BRIEF -
Give again, exactly as written, the lines of the records below from the line with "Give me the TikZ source for this diagram." to the line with "(title) at (164,135)". Both end lines count; pictures do not.

##### GIVEN RECORDS

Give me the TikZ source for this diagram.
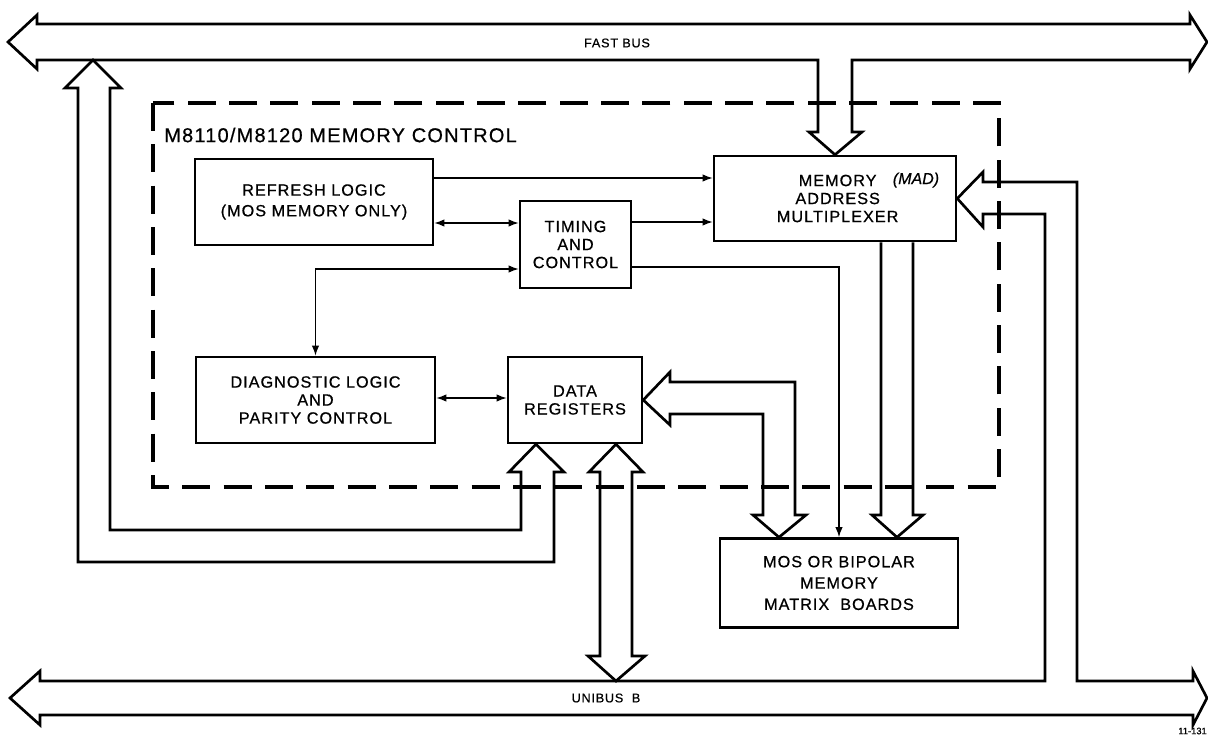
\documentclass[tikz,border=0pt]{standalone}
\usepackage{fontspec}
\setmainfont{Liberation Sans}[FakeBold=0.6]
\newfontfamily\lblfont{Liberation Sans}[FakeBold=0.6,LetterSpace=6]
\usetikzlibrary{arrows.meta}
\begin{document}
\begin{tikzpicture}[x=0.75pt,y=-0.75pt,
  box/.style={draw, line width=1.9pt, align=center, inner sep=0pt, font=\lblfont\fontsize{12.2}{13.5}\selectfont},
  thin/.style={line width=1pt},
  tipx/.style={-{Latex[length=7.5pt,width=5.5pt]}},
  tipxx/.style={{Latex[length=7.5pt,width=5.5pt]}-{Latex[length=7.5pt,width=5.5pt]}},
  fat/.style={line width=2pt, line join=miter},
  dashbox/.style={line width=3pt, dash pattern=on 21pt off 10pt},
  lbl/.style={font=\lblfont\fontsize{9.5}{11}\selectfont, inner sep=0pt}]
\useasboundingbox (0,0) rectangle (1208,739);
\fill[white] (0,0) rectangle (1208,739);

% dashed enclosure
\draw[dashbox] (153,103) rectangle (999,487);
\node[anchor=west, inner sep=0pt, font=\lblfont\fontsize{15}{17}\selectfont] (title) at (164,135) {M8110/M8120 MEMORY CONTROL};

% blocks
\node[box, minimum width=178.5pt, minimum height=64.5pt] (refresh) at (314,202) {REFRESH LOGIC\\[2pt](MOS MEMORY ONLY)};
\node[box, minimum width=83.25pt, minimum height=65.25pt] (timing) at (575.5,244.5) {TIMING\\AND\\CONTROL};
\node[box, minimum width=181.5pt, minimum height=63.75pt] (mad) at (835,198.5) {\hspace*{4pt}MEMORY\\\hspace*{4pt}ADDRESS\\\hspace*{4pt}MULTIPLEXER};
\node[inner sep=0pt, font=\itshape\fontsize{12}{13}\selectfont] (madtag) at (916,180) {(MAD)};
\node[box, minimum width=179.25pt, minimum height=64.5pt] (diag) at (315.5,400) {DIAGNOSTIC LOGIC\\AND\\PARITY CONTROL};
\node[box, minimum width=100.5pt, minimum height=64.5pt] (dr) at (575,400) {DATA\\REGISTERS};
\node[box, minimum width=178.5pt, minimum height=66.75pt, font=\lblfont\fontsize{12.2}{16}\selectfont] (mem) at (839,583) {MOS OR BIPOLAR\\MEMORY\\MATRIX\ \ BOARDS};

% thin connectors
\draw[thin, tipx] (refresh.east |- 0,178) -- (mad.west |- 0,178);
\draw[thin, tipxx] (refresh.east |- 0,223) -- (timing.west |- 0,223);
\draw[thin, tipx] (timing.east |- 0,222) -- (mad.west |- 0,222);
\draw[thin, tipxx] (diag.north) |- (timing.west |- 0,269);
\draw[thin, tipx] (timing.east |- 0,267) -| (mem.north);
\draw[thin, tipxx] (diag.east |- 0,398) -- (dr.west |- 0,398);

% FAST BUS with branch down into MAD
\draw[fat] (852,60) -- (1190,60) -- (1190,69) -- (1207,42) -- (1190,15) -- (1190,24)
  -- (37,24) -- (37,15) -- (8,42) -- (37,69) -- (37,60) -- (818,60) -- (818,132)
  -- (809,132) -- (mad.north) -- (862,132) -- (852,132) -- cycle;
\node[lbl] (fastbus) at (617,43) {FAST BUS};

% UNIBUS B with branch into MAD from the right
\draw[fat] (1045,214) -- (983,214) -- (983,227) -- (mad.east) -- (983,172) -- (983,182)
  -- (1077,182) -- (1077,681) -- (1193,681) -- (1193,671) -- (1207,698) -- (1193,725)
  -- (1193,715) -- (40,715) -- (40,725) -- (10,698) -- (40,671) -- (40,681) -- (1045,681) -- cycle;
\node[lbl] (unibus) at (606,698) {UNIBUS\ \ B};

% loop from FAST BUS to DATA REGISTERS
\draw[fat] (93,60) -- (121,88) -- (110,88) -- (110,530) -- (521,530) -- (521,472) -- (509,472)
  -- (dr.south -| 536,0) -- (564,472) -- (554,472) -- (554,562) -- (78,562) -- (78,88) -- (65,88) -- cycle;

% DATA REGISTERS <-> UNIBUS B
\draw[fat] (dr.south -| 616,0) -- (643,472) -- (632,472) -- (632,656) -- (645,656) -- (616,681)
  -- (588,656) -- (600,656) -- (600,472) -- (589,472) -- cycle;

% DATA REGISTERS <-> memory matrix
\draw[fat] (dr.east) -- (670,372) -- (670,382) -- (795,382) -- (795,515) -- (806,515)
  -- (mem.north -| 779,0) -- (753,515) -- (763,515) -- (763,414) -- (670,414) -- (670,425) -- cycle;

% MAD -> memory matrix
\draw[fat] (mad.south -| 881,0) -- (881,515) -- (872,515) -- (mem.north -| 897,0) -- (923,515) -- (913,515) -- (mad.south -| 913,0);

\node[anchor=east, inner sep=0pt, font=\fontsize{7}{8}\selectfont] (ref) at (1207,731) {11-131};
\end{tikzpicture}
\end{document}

##########
##### GIVEN RECORDS

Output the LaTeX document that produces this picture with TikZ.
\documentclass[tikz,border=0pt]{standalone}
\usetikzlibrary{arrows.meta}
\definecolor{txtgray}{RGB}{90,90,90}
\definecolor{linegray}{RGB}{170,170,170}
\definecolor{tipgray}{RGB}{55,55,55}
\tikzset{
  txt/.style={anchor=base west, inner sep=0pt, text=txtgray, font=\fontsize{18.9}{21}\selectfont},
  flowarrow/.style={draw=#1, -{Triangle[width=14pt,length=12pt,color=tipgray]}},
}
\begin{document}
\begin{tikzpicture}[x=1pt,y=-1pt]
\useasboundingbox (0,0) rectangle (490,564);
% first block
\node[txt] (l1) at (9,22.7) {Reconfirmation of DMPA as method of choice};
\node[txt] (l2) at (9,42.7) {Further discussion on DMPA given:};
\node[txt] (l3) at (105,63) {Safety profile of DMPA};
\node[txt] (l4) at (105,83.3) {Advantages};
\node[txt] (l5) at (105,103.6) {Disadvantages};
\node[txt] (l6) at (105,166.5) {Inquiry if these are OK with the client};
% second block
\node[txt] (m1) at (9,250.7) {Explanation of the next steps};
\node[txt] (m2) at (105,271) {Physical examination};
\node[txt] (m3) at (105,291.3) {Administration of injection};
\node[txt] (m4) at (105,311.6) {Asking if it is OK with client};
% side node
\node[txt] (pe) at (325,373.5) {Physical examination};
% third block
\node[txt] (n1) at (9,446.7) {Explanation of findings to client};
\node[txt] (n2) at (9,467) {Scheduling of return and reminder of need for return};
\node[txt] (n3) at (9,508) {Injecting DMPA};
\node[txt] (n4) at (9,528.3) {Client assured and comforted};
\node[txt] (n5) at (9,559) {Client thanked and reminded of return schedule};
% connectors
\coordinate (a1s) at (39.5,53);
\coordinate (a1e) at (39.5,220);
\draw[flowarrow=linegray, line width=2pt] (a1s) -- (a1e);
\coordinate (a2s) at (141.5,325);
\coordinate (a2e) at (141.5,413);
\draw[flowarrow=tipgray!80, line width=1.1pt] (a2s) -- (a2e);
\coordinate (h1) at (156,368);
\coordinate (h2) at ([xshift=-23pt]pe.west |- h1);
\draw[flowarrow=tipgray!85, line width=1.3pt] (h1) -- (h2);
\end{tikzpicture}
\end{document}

##########

RESULT FOR THIS TASK -
Give me the TikZ source for this diagram.
\documentclass[tikz,border=0pt]{standalone}
\usepackage{fontspec}
\setmainfont{Liberation Sans}[FakeBold=0.6]
\newfontfamily\lblfont{Liberation Sans}[FakeBold=0.6,LetterSpace=6]
\usetikzlibrary{arrows.meta}
\begin{document}
\begin{tikzpicture}[x=0.75pt,y=-0.75pt,
  box/.style={draw, line width=1.9pt, align=center, inner sep=0pt, font=\lblfont\fontsize{12.2}{13.5}\selectfont},
  thin/.style={line width=1pt},
  tipx/.style={-{Latex[length=7.5pt,width=5.5pt]}},
  tipxx/.style={{Latex[length=7.5pt,width=5.5pt]}-{Latex[length=7.5pt,width=5.5pt]}},
  fat/.style={line width=2pt, line join=miter},
  dashbox/.style={line width=3pt, dash pattern=on 21pt off 10pt},
  lbl/.style={font=\lblfont\fontsize{9.5}{11}\selectfont, inner sep=0pt}]
\useasboundingbox (0,0) rectangle (1208,739);
\fill[white] (0,0) rectangle (1208,739);

% dashed enclosure
\draw[dashbox] (153,103) rectangle (999,487);
\node[anchor=west, inner sep=0pt, font=\lblfont\fontsize{15}{17}\selectfont] (title) at (164,135) {M8110/M8120 MEMORY CONTROL};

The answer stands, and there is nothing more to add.